Outside of the digital realm, creative-tech entrepreneurs are also looking for new ways to design products with positive outcomes for users and the wider community. As the founder of Shark Mitigation Systems, Hamish Jolly develops non-invasive shark deterrent technology. “Being attacked by a shark is very unlikely,” he said. “But the impact on the community is profound.”
So far he has been involved in the development of a shark-deterrent wetsuit as well as the Clever Buoy – a near-shore shark detection and warning system that uses sonar technology and satellite communication to alert lifeguards when a shark is approaching a public beach – and the Seabin Project designed to clean up our oceans.
“The great ideas actually come when you connect,” Hamish said. “Cross-discipline opens new ideas.” The development of these products has been the result of collaboration with universities, researchers and large corporations willing to fund projects. Without this collaboration, Hamish believes many of his ideas simply wouldn’t have come to fruition.
Like Hamish, Bethany Koby from Technology Will Save Us also develops products for positive social outcomes, focusing on the future of education.
“There is this bazaar relationship we have with tech,” she said. “We are really good at using it but not at producing it. It’s sealed and it’s designed for us not to interact with it, and so we don’t really understand it.”
In response to this, she creates games, kits and wearables that encourage kids to learn how tech works.
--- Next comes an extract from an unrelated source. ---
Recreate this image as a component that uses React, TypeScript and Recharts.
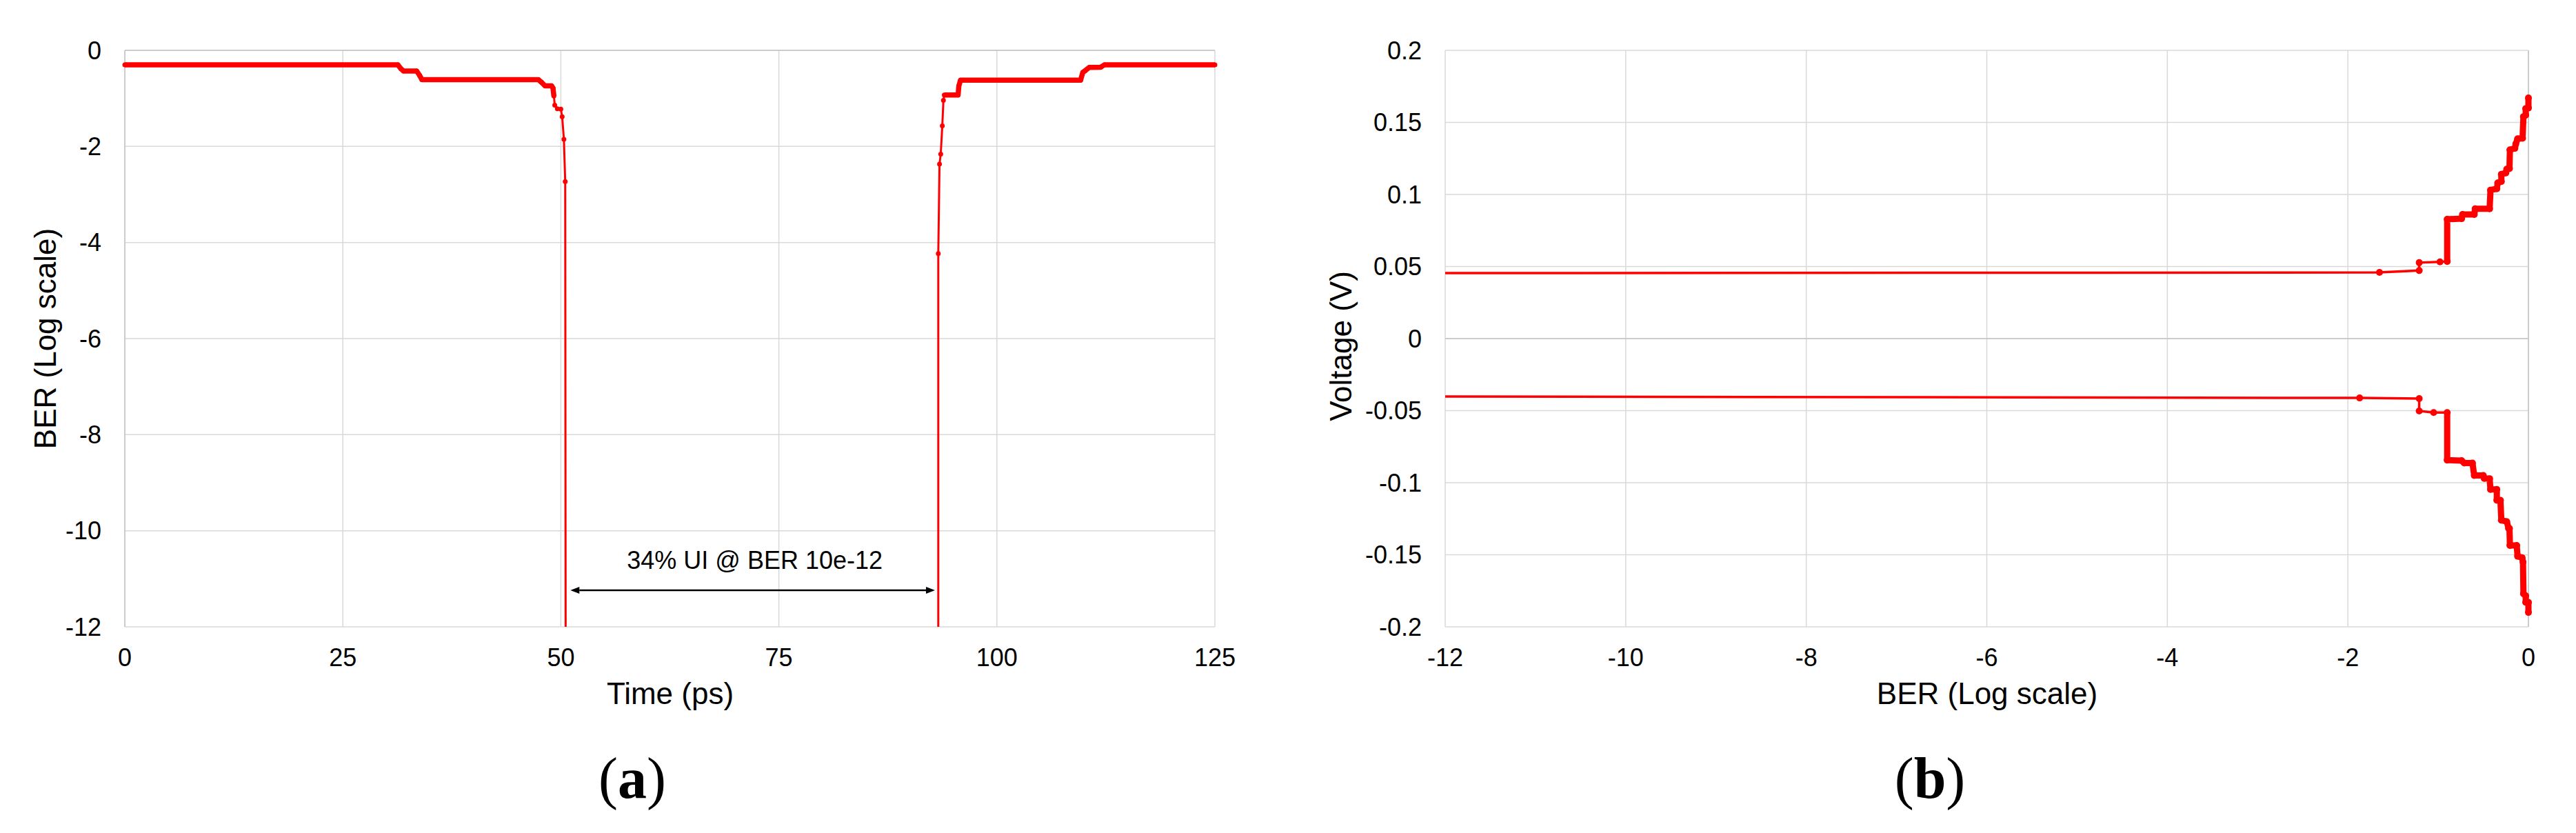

By building, coding and playing, children start to develop new skills while also indulging their young imaginations.
Through her journey, Bethany has learned that you must stay true to your mission. Refusing to change the gender-neutral design of her products to satisfy retailers, Technology Will Save Us prefers to focus on educational outcomes for children. “The biggest thing for us is – does it make the experience better for the user?” she said of the design and testing process. “There is nothing like an 8-year-old telling you something is stupid.”
In doing so, Bethany hopes to better prepare children for the future – one where 65% of available jobs currently don’t exist. Her persistence is now paying off, with many retailers including Australia’s Myer jumping on board to sell the mind-expanding gadgets.
Together Anna, Roger, Hamish and Bethany represent a small cross-section of a much larger cohort of creative-tech entrepreneurs invested in using tech as a driver of change. Their talks and business models show us what’s possible, but that’s not to say being an entrepreneurial change-maker is easy.
Creative-tech startups face a number of challenges including funding, scaling and monetisation. In the face of these issues, however, our speakers proved what can happen when an idea for change is placed in the hands of a willing entrepreneur. If they are anything to go by, the future of creative-tech is looking very bright.